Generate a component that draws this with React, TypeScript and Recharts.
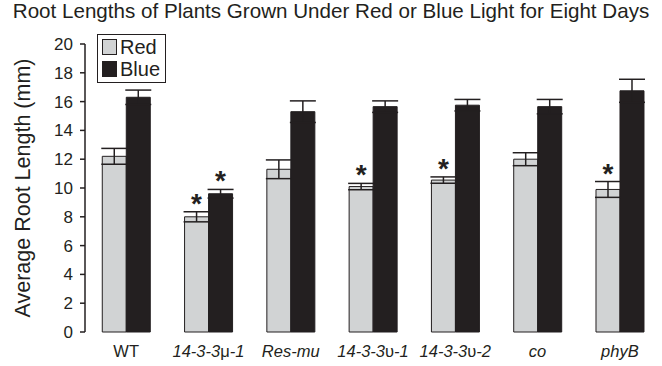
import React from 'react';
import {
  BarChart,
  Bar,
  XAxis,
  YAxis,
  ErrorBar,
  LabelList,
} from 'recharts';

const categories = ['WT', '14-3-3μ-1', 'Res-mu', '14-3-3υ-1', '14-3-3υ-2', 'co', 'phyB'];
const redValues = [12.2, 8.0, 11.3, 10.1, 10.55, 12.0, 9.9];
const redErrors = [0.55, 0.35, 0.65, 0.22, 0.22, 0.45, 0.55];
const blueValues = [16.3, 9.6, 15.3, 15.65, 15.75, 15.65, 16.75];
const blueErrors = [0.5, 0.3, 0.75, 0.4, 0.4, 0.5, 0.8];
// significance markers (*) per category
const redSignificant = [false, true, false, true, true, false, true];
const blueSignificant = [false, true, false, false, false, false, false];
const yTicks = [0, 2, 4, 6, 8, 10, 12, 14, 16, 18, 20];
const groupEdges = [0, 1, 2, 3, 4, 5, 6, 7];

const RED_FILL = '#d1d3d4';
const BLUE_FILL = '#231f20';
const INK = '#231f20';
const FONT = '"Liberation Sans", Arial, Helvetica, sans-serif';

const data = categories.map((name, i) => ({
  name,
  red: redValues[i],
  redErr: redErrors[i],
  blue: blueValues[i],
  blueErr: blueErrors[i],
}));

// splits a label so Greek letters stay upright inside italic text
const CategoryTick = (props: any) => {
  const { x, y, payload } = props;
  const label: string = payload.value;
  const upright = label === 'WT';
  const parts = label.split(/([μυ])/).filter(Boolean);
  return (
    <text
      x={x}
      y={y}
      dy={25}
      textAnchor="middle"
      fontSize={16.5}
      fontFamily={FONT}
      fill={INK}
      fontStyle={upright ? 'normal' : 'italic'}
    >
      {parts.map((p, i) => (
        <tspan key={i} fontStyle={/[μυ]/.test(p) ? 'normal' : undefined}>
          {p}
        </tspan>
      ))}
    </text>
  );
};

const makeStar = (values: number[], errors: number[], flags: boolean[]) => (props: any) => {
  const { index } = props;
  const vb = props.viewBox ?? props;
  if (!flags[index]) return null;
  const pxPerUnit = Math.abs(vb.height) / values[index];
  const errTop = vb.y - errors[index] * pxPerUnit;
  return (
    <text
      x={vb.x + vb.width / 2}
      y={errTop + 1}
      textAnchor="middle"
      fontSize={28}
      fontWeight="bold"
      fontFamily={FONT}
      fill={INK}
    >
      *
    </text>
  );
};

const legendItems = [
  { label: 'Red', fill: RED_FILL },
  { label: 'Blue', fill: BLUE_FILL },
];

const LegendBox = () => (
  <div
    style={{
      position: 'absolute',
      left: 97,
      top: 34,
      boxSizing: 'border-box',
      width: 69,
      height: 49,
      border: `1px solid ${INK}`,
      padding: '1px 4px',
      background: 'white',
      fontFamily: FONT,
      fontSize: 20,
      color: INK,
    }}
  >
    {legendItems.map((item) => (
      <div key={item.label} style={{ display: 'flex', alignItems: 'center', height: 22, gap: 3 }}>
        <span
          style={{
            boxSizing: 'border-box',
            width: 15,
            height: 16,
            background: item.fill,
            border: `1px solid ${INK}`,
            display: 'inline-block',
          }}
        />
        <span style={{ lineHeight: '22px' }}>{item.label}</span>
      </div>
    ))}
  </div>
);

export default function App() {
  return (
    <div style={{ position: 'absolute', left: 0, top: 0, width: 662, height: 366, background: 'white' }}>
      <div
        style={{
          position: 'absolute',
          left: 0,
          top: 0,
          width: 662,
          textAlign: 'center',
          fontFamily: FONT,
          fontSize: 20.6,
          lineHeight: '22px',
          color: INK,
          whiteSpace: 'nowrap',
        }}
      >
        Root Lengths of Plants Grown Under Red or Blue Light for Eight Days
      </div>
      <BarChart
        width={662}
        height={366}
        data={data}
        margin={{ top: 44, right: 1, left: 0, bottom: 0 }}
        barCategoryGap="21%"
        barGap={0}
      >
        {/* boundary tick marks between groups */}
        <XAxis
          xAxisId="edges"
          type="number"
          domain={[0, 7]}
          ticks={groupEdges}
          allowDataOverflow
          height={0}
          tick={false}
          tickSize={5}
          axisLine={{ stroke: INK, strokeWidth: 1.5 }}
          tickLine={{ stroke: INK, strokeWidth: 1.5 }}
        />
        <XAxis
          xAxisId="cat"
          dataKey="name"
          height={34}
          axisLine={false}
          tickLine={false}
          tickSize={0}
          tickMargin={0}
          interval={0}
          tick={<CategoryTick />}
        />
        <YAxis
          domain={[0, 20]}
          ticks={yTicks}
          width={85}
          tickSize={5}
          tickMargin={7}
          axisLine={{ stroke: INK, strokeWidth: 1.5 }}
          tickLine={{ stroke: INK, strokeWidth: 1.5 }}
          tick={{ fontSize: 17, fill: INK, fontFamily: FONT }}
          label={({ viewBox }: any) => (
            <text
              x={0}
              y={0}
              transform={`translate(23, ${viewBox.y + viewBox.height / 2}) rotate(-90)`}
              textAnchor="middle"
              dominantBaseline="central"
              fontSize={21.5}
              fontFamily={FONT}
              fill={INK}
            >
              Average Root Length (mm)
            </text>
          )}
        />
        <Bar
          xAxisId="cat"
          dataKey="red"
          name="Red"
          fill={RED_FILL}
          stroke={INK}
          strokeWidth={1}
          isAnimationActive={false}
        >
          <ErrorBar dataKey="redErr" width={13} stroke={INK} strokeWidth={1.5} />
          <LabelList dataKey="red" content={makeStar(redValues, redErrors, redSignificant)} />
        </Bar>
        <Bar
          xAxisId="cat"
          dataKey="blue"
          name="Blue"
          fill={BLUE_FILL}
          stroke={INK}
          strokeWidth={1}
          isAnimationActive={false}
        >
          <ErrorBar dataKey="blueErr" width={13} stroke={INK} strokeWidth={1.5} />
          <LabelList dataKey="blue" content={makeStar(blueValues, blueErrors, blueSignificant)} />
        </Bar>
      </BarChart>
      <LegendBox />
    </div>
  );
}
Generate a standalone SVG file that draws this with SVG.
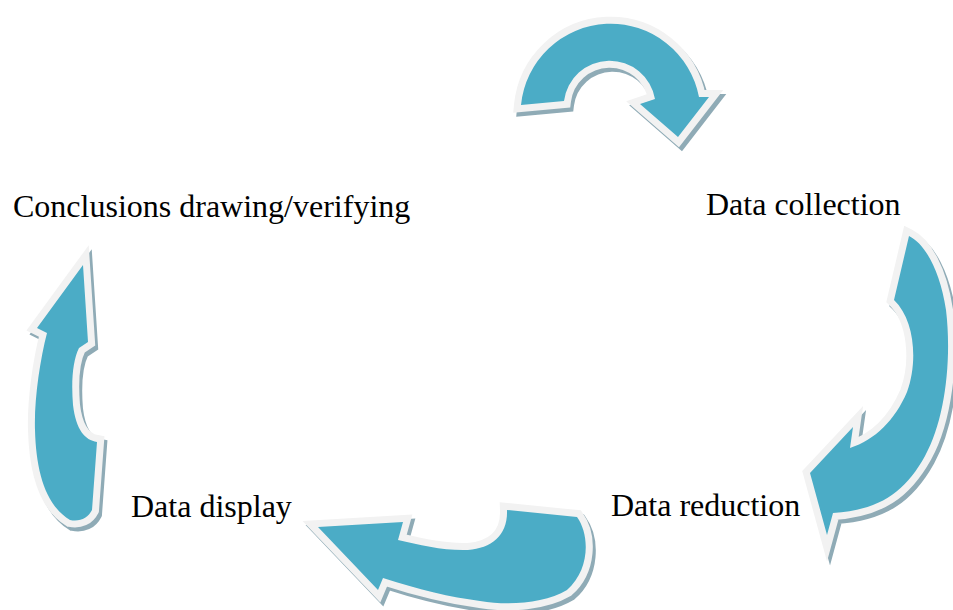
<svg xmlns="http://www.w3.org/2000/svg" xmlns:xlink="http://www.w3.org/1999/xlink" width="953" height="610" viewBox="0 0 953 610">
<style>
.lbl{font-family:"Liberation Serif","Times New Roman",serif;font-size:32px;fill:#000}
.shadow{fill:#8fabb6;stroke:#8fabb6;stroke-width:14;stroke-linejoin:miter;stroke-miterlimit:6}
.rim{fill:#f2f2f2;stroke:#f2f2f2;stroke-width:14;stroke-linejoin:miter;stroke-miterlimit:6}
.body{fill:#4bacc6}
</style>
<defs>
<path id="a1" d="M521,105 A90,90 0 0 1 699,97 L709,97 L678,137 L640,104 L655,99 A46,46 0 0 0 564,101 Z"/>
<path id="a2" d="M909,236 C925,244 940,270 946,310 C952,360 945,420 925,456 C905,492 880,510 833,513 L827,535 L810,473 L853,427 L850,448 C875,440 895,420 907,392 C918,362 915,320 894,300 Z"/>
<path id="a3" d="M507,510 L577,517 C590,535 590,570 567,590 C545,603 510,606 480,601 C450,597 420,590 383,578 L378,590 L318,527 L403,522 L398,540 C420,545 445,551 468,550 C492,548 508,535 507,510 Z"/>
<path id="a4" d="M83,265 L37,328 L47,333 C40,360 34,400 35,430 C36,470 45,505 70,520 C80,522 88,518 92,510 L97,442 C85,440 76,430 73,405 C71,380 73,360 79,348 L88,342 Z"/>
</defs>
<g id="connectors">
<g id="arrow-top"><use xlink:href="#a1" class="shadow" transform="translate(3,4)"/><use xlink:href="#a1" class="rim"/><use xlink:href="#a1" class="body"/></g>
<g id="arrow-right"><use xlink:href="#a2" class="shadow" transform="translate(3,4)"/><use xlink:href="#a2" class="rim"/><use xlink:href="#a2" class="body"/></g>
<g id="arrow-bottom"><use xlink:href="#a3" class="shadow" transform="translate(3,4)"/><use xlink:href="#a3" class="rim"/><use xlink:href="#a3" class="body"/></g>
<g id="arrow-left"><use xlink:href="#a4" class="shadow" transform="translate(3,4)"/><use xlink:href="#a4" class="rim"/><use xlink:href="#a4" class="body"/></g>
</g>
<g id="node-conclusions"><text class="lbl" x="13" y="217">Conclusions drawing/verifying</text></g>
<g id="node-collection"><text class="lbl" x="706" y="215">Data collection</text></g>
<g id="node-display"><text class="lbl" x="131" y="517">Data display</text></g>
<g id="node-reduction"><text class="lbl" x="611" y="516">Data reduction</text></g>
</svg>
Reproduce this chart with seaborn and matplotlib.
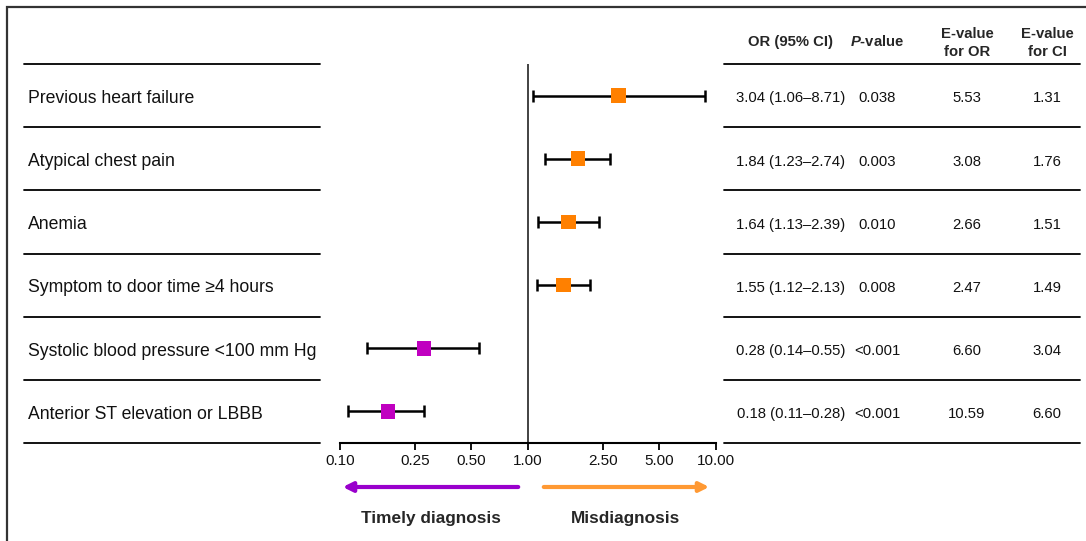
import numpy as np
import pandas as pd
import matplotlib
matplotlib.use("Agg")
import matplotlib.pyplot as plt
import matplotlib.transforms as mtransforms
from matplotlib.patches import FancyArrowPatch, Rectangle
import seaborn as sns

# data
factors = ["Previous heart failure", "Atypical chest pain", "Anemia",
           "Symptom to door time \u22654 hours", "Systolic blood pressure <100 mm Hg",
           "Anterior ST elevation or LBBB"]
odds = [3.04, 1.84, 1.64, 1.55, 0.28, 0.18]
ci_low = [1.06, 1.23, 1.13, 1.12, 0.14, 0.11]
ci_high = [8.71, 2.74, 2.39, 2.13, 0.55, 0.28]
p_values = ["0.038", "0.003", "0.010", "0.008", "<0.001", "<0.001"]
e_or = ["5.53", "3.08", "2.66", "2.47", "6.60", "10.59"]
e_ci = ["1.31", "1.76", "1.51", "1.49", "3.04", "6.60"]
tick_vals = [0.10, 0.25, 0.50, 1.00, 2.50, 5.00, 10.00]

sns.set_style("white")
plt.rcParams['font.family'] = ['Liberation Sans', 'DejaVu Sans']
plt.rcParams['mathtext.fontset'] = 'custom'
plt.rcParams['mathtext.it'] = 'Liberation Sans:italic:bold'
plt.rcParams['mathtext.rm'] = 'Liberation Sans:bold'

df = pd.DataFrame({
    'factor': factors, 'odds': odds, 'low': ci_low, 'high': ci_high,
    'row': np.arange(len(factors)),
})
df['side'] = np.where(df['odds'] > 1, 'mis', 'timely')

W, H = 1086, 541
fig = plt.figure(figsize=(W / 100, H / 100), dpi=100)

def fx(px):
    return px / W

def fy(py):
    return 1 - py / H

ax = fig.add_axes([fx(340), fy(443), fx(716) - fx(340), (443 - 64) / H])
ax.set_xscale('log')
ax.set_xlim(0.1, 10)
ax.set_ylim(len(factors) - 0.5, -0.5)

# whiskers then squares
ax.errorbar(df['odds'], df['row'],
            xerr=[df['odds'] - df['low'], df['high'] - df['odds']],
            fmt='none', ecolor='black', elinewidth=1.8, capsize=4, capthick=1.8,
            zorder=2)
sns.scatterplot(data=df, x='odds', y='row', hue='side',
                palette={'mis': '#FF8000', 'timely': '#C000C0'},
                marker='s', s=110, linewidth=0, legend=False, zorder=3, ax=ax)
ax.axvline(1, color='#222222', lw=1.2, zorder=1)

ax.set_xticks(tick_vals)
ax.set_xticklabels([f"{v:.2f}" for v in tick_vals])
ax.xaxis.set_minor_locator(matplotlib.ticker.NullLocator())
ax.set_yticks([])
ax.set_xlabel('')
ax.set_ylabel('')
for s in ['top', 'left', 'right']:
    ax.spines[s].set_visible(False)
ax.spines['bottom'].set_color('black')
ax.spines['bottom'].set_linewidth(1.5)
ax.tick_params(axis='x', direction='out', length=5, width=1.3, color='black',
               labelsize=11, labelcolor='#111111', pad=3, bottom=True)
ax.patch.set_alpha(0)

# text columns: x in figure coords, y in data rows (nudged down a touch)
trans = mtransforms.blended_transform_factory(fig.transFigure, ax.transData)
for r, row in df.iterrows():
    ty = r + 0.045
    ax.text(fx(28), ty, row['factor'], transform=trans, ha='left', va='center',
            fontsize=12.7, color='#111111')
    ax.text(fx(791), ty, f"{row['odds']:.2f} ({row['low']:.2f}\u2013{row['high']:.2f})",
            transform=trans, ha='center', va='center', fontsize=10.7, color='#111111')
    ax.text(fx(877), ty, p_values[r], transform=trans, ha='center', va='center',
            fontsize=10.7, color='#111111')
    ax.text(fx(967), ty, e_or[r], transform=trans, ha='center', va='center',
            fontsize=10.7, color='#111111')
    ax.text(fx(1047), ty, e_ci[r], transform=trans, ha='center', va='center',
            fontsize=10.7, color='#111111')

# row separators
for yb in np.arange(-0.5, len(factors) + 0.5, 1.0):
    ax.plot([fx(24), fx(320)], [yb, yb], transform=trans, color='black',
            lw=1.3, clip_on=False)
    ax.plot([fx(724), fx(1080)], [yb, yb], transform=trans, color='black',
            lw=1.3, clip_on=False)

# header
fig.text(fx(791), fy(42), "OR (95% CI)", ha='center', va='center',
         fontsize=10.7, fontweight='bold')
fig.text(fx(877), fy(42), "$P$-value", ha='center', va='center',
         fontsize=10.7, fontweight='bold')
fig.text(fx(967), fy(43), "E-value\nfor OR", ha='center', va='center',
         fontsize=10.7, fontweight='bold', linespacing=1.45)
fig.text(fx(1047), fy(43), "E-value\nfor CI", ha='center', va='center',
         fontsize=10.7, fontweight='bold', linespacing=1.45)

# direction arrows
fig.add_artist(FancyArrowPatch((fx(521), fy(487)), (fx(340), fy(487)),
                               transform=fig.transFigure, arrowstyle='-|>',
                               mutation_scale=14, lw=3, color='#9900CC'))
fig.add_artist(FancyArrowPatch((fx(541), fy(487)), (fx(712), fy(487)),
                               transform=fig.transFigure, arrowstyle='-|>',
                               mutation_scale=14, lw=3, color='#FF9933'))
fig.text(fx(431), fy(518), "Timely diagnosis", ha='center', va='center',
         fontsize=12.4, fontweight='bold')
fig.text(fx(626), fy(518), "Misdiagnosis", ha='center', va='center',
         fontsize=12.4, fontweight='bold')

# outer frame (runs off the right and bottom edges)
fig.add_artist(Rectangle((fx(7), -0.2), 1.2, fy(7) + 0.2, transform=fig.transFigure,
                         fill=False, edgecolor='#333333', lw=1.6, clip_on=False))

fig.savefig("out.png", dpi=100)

+ + +

▶ Task brief: Word for word, give again the lines from the first entry to the line with "Arial, Helvetica, sans-serif';", inclusive. Exclude the pictures.

▶ Exercise solution:
Generate a component that draws this with React, TypeScript and Recharts.
import React from 'react';
import {
  BarChart,
  Bar,
  XAxis,
  YAxis,
  ErrorBar,
  LabelList,
} from 'recharts';

const categories = ['WT', '14-3-3μ-1', 'Res-mu', '14-3-3υ-1', '14-3-3υ-2', 'co', 'phyB'];
const redValues = [12.2, 8.0, 11.3, 10.1, 10.55, 12.0, 9.9];
const redErrors = [0.55, 0.35, 0.65, 0.22, 0.22, 0.45, 0.55];
const blueValues = [16.3, 9.6, 15.3, 15.65, 15.75, 15.65, 16.75];
const blueErrors = [0.5, 0.3, 0.75, 0.4, 0.4, 0.5, 0.8];
// significance markers (*) per category
const redSignificant = [false, true, false, true, true, false, true];
const blueSignificant = [false, true, false, false, false, false, false];
const yTicks = [0, 2, 4, 6, 8, 10, 12, 14, 16, 18, 20];
const groupEdges = [0, 1, 2, 3, 4, 5, 6, 7];

const RED_FILL = '#d1d3d4';
const BLUE_FILL = '#231f20';
const INK = '#231f20';
const FONT = '"Liberation Sans", Arial, Helvetica, sans-serif';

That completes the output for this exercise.